# Bit by a triggerfish



## harif87 (Jun 5, 2006)

While i was checking out a local lfs i had my hand resting on a tank. Little did i know it was the tank of the clown trigger which ended up swimming across the tank reached its mouth out of the water and bit finger.....hurt like i mother. Just figured i should post my experience


----------



## Reefneck (Oct 15, 2005)

Yep, They are mean little bat turds! Never turn your back on a trigger.

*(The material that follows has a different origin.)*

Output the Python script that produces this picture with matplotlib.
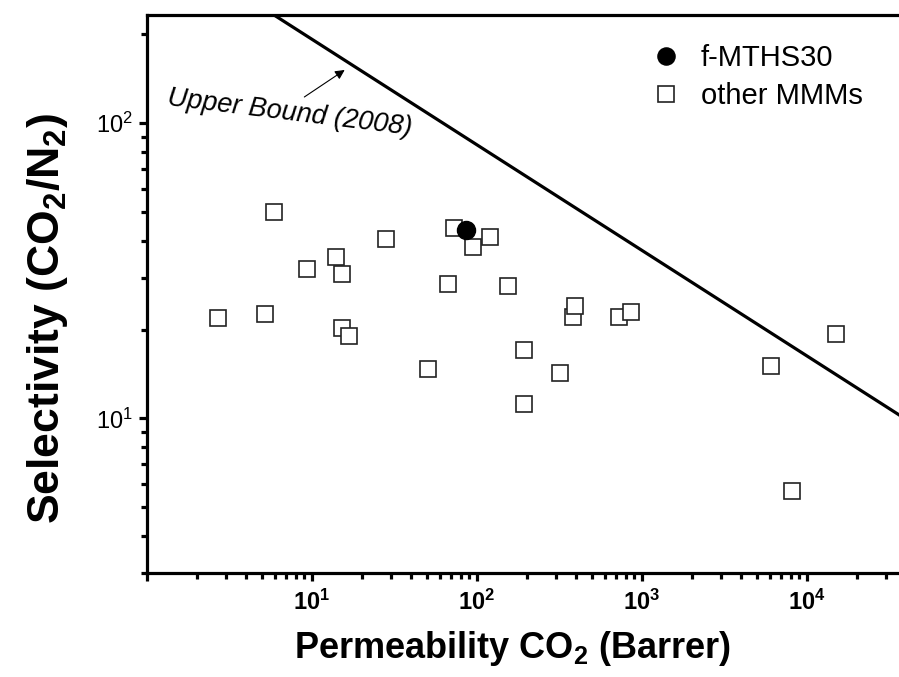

Exactly why we have signs in our store to keep fingers/hands away from tanks but 99% of people never pay them any attention. Saves us a lawsuit though.


----------



## harif87 (Jun 5, 2006)

Didnt realize i even had my hand on a tank - but MAN do those things have teeth! lol. But this incident was far from lawsuit-worthy


----------



## Fishnewb1 (Mar 24, 2006)

lol not these days it isnt...


----------



## aykfc (Jun 6, 2006)

If a woman can sue mcdonalds because the coffee is to hot, you sure as hell can sue a fish store for not having a sign up warning you of aggressive fish.


----------



## brian102 (Aug 21, 2006)

sue them for having an untrained trigger! lol, yeah they got teeth, i get bit all the time feeding them rawr, need more training


----------



## harif87 (Jun 5, 2006)

lol, i still love those little guys. So beautiful. So lively!


----------



## Gourami Swami (Jul 4, 2006)

Yeah. Is it an atlantic clown trigger? I beleive they are really some sort of filefish, or maybe it has two names or something like that, but they are beautiful fish. They can get over 15" too.


----------